Let’s not forget, we are talking about a 4-16 Penn team. Not exactly the same powerhouse that has captured a record 25 Ivy League championships over the years.

As a Princeton basketball fan, a part of me feels for what Penn must be going through this year. It’s tough to go from perennial contender to league also-ran. The Tigers suffered through a similar stretch earlier in the decade. There were three dark years — we refer to them as the Joe Scott era — but those days are a thing of the past.

This year’s Princeton team looks special. Former player Sydney Johnson, himself an owner of two Ivy League championships, has the Tigers poised to return to their past championship form.

Douglas Davis and Dan Mavraides make up one of the most dangerous shooting duos in the Ivy League and both will return next year. Ian Hummer is one of the most talented freshmen in the Ivy League, and, as the wins keep coming, recruiting will only improve.

To be fair, this year’s Penn team also appears special. It takes a truly unique team to go 1-13 in non-conference play (Tyler Bernardini, as you read this, try not to cry). And no, losing one game to Villanova by 38 points does not mean you have a difficult schedule. Princeton and Penn had three common non-conference opponents this season: Monmouth, Lafayette and St. Joseph’s. The Tigers went 3-0 in those games; Penn, 0-3.
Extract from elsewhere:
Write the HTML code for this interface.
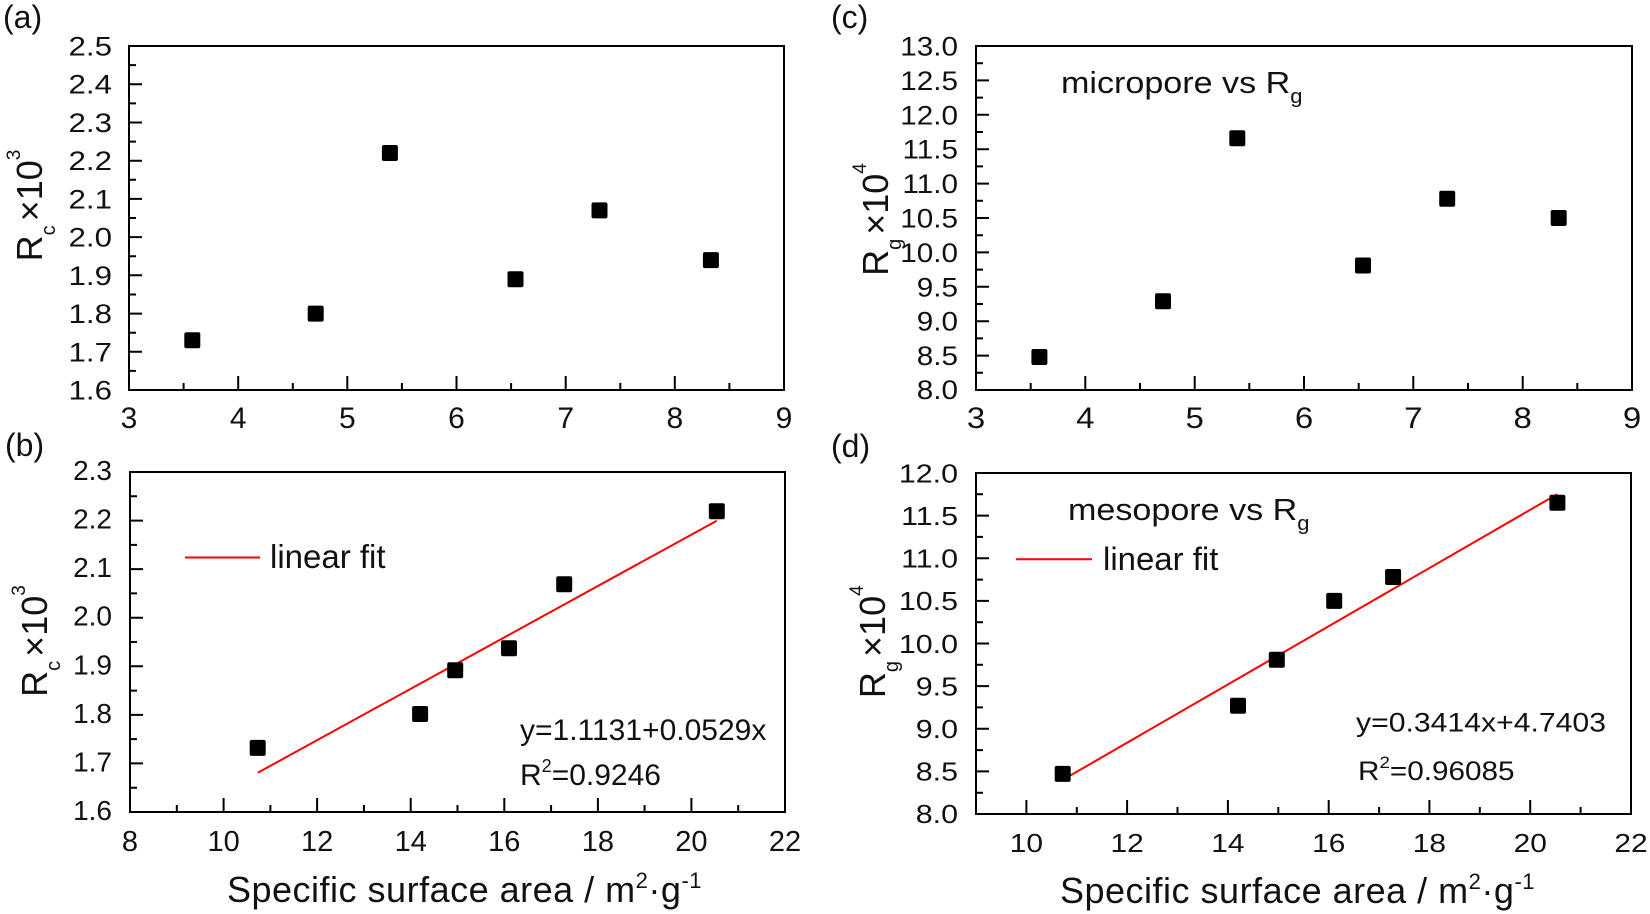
<!DOCTYPE html>
<html>
<head>
<meta charset="utf-8">
<style>
  html, body { margin: 0; padding: 0; background: #fff; }
  svg { display: block; }
  text { font-family: "Liberation Sans", Arial, sans-serif; fill: #111; }
</style>
</head>
<body>
<svg width="1650" height="914" viewBox="0 0 1650 914" xmlns="http://www.w3.org/2000/svg">
  <rect x="0" y="0" width="1650" height="914" fill="#fff"/>

  <!-- Panel labels -->
  <text x="3" y="28" font-size="32">(a)</text>
  <text x="5" y="456" font-size="32">(b)</text>
  <text x="831" y="28" font-size="32">(c)</text>
  <text x="831" y="457" font-size="32">(d)</text>

  <!-- ================= Panel (a) ================= -->
  <rect x="129" y="46" width="655" height="344" fill="none" stroke="#000" stroke-width="2"/>
  <path fill="none" stroke="#000" stroke-width="2" d="M129 351.8h13M129 313.6h13M129 275.3h13M129 237.1h13M129 198.9h13M129 160.7h13M129 122.5h13M129 84.2h13M129 370.9h7M129 332.7h7M129 294.5h7M129 256.2h7M129 218h7M129 179.8h7M129 141.6h7M129 103.4h7M129 65.1h7M238.2 390v-14M347.3 390v-14M456.5 390v-14M565.7 390v-14M674.8 390v-14M183.6 390v-7M292.8 390v-7M401.9 390v-7M511.1 390v-7M620.3 390v-7M729.4 390v-7"/>
  <g transform="translate(112,0) scale(1.18,1)" font-size="26.5" text-anchor="end">
    <text x="0" y="55.5">2.5</text>
    <text x="0" y="93.7">2.4</text>
    <text x="0" y="132">2.3</text>
    <text x="0" y="170.2">2.2</text>
    <text x="0" y="208.4">2.1</text>
    <text x="0" y="246.6">2.0</text>
    <text x="0" y="284.8">1.9</text>
    <text x="0" y="323.1">1.8</text>
    <text x="0" y="361.3">1.7</text>
    <text x="0" y="399.5">1.6</text>
  </g>
  <g font-size="30" text-anchor="middle">
    <text x="129" y="428">3</text>
    <text x="238.2" y="428">4</text>
    <text x="347.3" y="428">5</text>
    <text x="456.5" y="428">6</text>
    <text x="565.7" y="428">7</text>
    <text x="674.8" y="428">8</text>
    <text x="784" y="428">9</text>
  </g>
  <text transform="translate(42,205.5) rotate(-90)" text-anchor="middle" font-size="36">R<tspan font-size="20" dy="13">c</tspan><tspan dx="4" dy="-13">×10</tspan><tspan font-size="19" dy="-22">3</tspan></text>
  <g fill="#000">
    <rect x="184.3" y="332.3" width="16" height="16" rx="2"/>
    <rect x="307.7" y="305.6" width="16" height="16" rx="2"/>
    <rect x="381.9" y="145" width="16" height="16" rx="2"/>
    <rect x="507.5" y="271.2" width="16" height="16" rx="2"/>
    <rect x="591.5" y="202.4" width="16" height="16" rx="2"/>
    <rect x="702.9" y="252.1" width="16" height="16" rx="2"/>
  </g>

  <!-- ================= Panel (c) ================= -->
  <rect x="976" y="46" width="656" height="344" fill="none" stroke="#000" stroke-width="2"/>
  <path fill="none" stroke="#000" stroke-width="2" d="M976 80.4h13M976 114.8h13M976 149.2h13M976 183.6h13M976 218h13M976 252.4h13M976 286.8h13M976 321.2h13M976 355.6h13M976 63.2h7M976 97.6h7M976 132h7M976 166.4h7M976 200.8h7M976 235.2h7M976 269.6h7M976 304h7M976 338.4h7M976 372.8h7M1085.3 390v-14M1194.7 390v-14M1304 390v-14M1413.3 390v-14M1522.7 390v-14M1030.7 390v-7M1140 390v-7M1249.3 390v-7M1358.7 390v-7M1468 390v-7M1577.3 390v-7"/>
  <g transform="translate(958,0) scale(1.12,1)" font-size="26.5" text-anchor="end">
    <text x="0" y="55.5">13.0</text>
    <text x="0" y="89.9">12.5</text>
    <text x="0" y="124.3">12.0</text>
    <text x="0" y="158.7">11.5</text>
    <text x="0" y="193.1">11.0</text>
    <text x="0" y="227.5">10.5</text>
    <text x="0" y="261.9">10.0</text>
    <text x="0" y="296.3">9.5</text>
    <text x="0" y="330.7">9.0</text>
    <text x="0" y="365.1">8.5</text>
    <text x="0" y="399">8.0</text>
  </g>
  <g font-size="30" text-anchor="middle">
    <text transform="translate(976,428) scale(1.1,1)">3</text>
    <text transform="translate(1085.3,428) scale(1.1,1)">4</text>
    <text transform="translate(1194.7,428) scale(1.1,1)">5</text>
    <text transform="translate(1304,428) scale(1.1,1)">6</text>
    <text transform="translate(1413.3,428) scale(1.1,1)">7</text>
    <text transform="translate(1522.7,428) scale(1.1,1)">8</text>
    <text transform="translate(1632,428) scale(1.1,1)">9</text>
  </g>
  <text transform="translate(888,219.5) rotate(-90)" text-anchor="middle" font-size="36">R<tspan font-size="20" dy="13">g</tspan><tspan dx="4" dy="-13">×10</tspan><tspan font-size="19" dy="-22">4</tspan></text>
  <text transform="translate(1061,93) scale(1.1,1)" font-size="31">micropore vs R<tspan font-size="20" dy="10">g</tspan></text>
  <g fill="#000">
    <rect x="1031.4" y="349" width="16" height="16" rx="2"/>
    <rect x="1155" y="293.2" width="16" height="16" rx="2"/>
    <rect x="1229.3" y="130.2" width="16" height="16" rx="2"/>
    <rect x="1355" y="257.5" width="16" height="16" rx="2"/>
    <rect x="1439.2" y="190.7" width="16" height="16" rx="2"/>
    <rect x="1550.7" y="210" width="16" height="16" rx="2"/>
  </g>

  <!-- ================= Panel (b) ================= -->
  <rect x="130" y="472" width="655" height="340" fill="none" stroke="#000" stroke-width="2"/>
  <path fill="none" stroke="#000" stroke-width="2" d="M130 520.6h13M130 569.1h13M130 617.7h13M130 666.3h13M130 714.9h13M130 763.4h13M130 496.3h7M130 544.9h7M130 593.4h7M130 642h7M130 690.6h7M130 739.1h7M130 787.7h7M223.6 812v-14M317.1 812v-14M410.7 812v-14M504.3 812v-14M597.9 812v-14M691.4 812v-14M176.8 812v-7M270.4 812v-7M363.9 812v-7M457.5 812v-7M551.1 812v-7M644.6 812v-7M738.2 812v-7"/>
  <g font-size="28" text-anchor="end">
    <text x="112" y="480">2.3</text>
    <text x="112" y="528.6">2.2</text>
    <text x="112" y="577.1">2.1</text>
    <text x="112" y="625.7">2.0</text>
    <text x="112" y="674.3">1.9</text>
    <text x="112" y="722.9">1.8</text>
    <text x="112" y="771.4">1.7</text>
    <text x="112" y="820">1.6</text>
  </g>
  <g font-size="29" text-anchor="middle">
    <text x="130" y="851">8</text>
    <text x="223.6" y="851">10</text>
    <text x="317.1" y="851">12</text>
    <text x="410.7" y="851">14</text>
    <text x="504.3" y="851">16</text>
    <text x="597.9" y="851">18</text>
    <text x="691.4" y="851">20</text>
    <text x="785" y="851">22</text>
  </g>
  <text transform="translate(47,641) rotate(-90)" text-anchor="middle" font-size="36">R<tspan font-size="20" dy="13">c</tspan><tspan dx="4" dy="-13">×10</tspan><tspan font-size="19" dy="-22">3</tspan></text>
  <text x="227" y="902" font-size="36" letter-spacing="0.5">Specific surface area / m<tspan font-size="22" dy="-14">2</tspan><tspan dy="14">·g</tspan><tspan font-size="22" dy="-14">-1</tspan></text>
  <path d="M185 557.5H260" stroke="#ff0000" stroke-width="2"/>
  <text x="270" y="568" font-size="33">linear fit</text>
  <text x="520" y="740" font-size="30">y=1.1131+0.0529x</text>
  <text x="520" y="785" font-size="30">R<tspan font-size="18" dy="-13">2</tspan><tspan dy="13">=0.9246</tspan></text>
  <path d="M257.7 772.8L716.8 520.7" stroke="#ff0000" stroke-width="2" fill="none"/>
  <g fill="#000">
    <rect x="249.7" y="739.9" width="16" height="16" rx="2"/>
    <rect x="412.1" y="706" width="16" height="16" rx="2"/>
    <rect x="447.2" y="662.2" width="16" height="16" rx="2"/>
    <rect x="501" y="640.3" width="16" height="16" rx="2"/>
    <rect x="556.2" y="576.2" width="16" height="16" rx="2"/>
    <rect x="708.8" y="503.3" width="16" height="16" rx="2"/>
  </g>

  <!-- ================= Panel (d) ================= -->
  <rect x="976" y="473" width="655" height="341" fill="none" stroke="#000" stroke-width="2"/>
  <path fill="none" stroke="#000" stroke-width="2" d="M976 515.6h13M976 558.3h13M976 600.9h13M976 643.5h13M976 686.1h13M976 728.8h13M976 771.4h13M976 494.3h7M976 536.9h7M976 579.6h7M976 622.2h7M976 664.8h7M976 707.4h7M976 750.1h7M976 792.7h7M1026.4 814v-14M1127.1 814v-14M1227.9 814v-14M1328.7 814v-14M1429.4 814v-14M1530.2 814v-14M1076.8 814v-7M1177.5 814v-7M1278.3 814v-7M1379.1 814v-7M1479.8 814v-7M1580.6 814v-7"/>
  <g transform="translate(958,0) scale(1.17,1)" font-size="26" text-anchor="end">
    <text x="0" y="482.3">12.0</text>
    <text x="0" y="524.9">11.5</text>
    <text x="0" y="567.6">11.0</text>
    <text x="0" y="610.2">10.5</text>
    <text x="0" y="652.8">10.0</text>
    <text x="0" y="695.4">9.5</text>
    <text x="0" y="738.1">9.0</text>
    <text x="0" y="780.7">8.5</text>
    <text x="0" y="823">8.0</text>
  </g>
  <g font-size="26" text-anchor="middle">
    <text transform="translate(1026.4,852) scale(1.15,1)">10</text>
    <text transform="translate(1127.1,852) scale(1.15,1)">12</text>
    <text transform="translate(1227.9,852) scale(1.15,1)">14</text>
    <text transform="translate(1328.7,852) scale(1.15,1)">16</text>
    <text transform="translate(1429.4,852) scale(1.15,1)">18</text>
    <text transform="translate(1530.2,852) scale(1.15,1)">20</text>
    <text transform="translate(1631,852) scale(1.15,1)">22</text>
  </g>
  <text transform="translate(885,641.7) rotate(-90)" text-anchor="middle" font-size="36">R<tspan font-size="20" dy="13">g</tspan><tspan dx="4" dy="-13">×10</tspan><tspan font-size="19" dy="-22">4</tspan></text>
  <text x="1060" y="903" font-size="36" letter-spacing="0.5">Specific surface area / m<tspan font-size="22" dy="-14">2</tspan><tspan dy="14">·g</tspan><tspan font-size="22" dy="-14">-1</tspan></text>
  <text transform="translate(1068,520) scale(1.1,1)" font-size="31">mesopore vs R<tspan font-size="20" dy="10">g</tspan></text>
  <path d="M1016 559.3H1092" stroke="#ff0000" stroke-width="2"/>
  <text transform="translate(1103,570) scale(1.03,1)" font-size="32">linear fit</text>
  <text transform="translate(1356,731.7) scale(1.118,1)" font-size="27">y=0.3414x+4.7403</text>
  <text transform="translate(1358,780) scale(1.1,1)" font-size="27">R<tspan font-size="17" dy="-12">2</tspan><tspan dy="12">=0.96085</tspan></text>
  <path d="M1062.7 779.9L1557.4 494.1" stroke="#ff0000" stroke-width="2" fill="none"/>
  <g fill="#000">
    <rect x="1054.7" y="765.9" width="16" height="16" rx="2"/>
    <rect x="1230" y="697.7" width="16" height="16" rx="2"/>
    <rect x="1268.8" y="651.7" width="16" height="16" rx="2"/>
    <rect x="1326.2" y="592.9" width="16" height="16" rx="2"/>
    <rect x="1385.1" y="569" width="16" height="16" rx="2"/>
    <rect x="1549.4" y="494.8" width="16" height="16" rx="2"/>
  </g>
</svg>
</body>
</html>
But those three games do not even begin to tell the story of the Quakers’ incompetence this year. Your team failed to win a game in The Palestra — that old, rickety gym you still call home — until, well, last Friday’s victory over Cornell.

Whatever happened to that famed Philadelphia home-court advantage? I think it’s safe to say the Tigers won’t exactly fear Penn’s hecklers when they take the court.

At the end of the day, this game will be decided not by past wins or losses, but by the players on the court. And that’s where Penn finds itself in big trouble. The Quakers’ current savior comes in the form of Zack Rosen, a scrawny, red-headed, New Jersey point guard who looks like someone that should be playing left bench on his high school’s JV team.

As a matter of fact, that’s what Rosen did for most of his time at New Jersey powerhouse St. Benedict’s. I saw Rosen play one high school game and the results were not pretty. Surrounded by players who went on to star for Big East teams like Louisville and Villanova, Rosen laid a Hall of Fame-worthy stink bomb in a loss to hated rival St. Patrick’s.

I hope for the sake of competition that Rosen’s game has improved since that point, but I have news for you Penn fans: there’s a reason that Brian Scalabrine never left the bench for the New Jersey Nets.

Now back to the one reason Penn fans still have hope: that perplexing win against Cornell. All I can really say there is “Thank you.” Without that win, Princeton would be facing much more of an uphill climb to the Ivy League title.

Instead, Princeton and Cornell are still equal in the league loss column, and Penn fans mistakenly believe they have a good basketball team. It will make a Tiger victory that much sweeter.